Realized on assignment for Voice of America (VOA)

When child brides grow up and become women, their life is already sealed, as is their look: hard and conscious. According to a worldwide report by the United Nations High Commissioner for Human Rights, over 650 million women alive today were married as children.

Child marriage is often followed by pregnancy and premature births, with higher above average maternal mortality rates. Orkida was 14 years old when she was given in marriage by her family in Albania; the dowry brought by her husband was used to get her elder sister treated. Today Orkida is 40 years old, has five children and is already a grandmother, having given one of her daughters, Bleona, in marriage at the age of 12. She, too, is mother of 3 children and is just 18 years old. From mother to daughter…a never ending circle. Always due to the same two factors: poverty and illiteracy. From Southern Asia to sub-Saharan Africa, passing through the humanitarian crisis in the Middle East, right into the heart of Europe: every year at least 12 million girls are married before they reach the age of 18. This is 28 girls every minute. Marriage is not a choice for them; it marks, instead, the end of childhood and the beginning of an uncertain future, depriving them of the possibility to make decisions about their own lives, making them more vulnerable to violence and abuse. A transcultural phenomenon that unites distant peoples living in the same condition, as it is within the Roma community in Tirana, Albania. Here, for many families like that of Orkida, to give a little girl in marriage is as good a way as another to survive. Almost all of them, once they have come of age, already have several children to look after, often with their husbands in prison. Sometimes with puffy eyes or torn wedding pictures behind them. According to Save the Children, the majority of child brides have received limited education and vocational opportunities and, as a consequence of child marriage, often drop out of school or are not allowed to return.
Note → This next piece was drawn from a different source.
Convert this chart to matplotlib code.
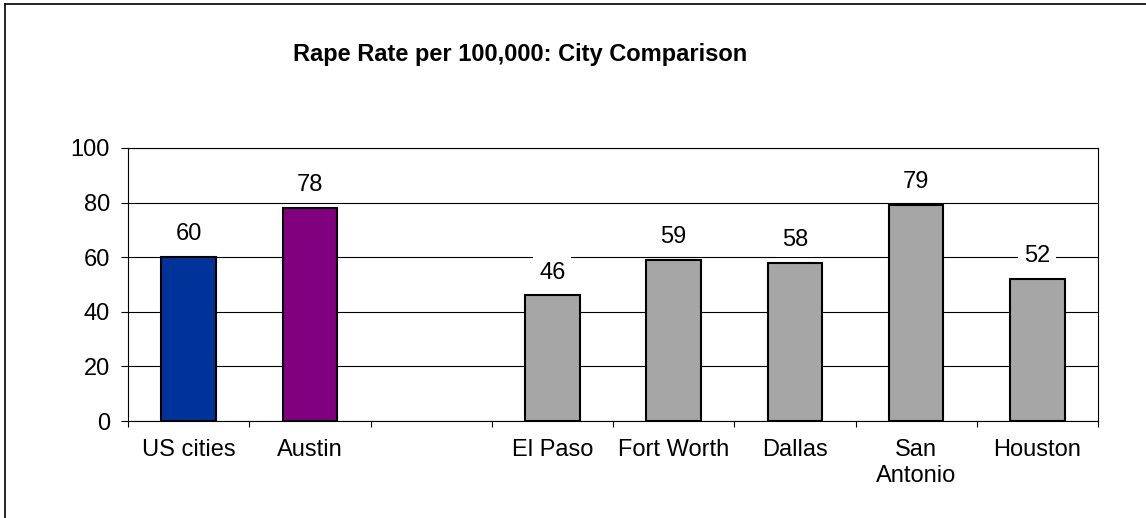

It’s difficult to get away from the invisible prison where they have been confined since an early age, some women nevertheless have succeeded. After suffering years of her husband’s alcoholism and beatings, Orkida decided to divorce him and became the leader of the Roman Organization “Catia e Gruas Rome”, which stands for the rights of the Roma minorities. Education, work and desegregation are the only antidote to prevent millions of little girls, everywhere in the world, from continuing to be sold as brides. From mother to daughter.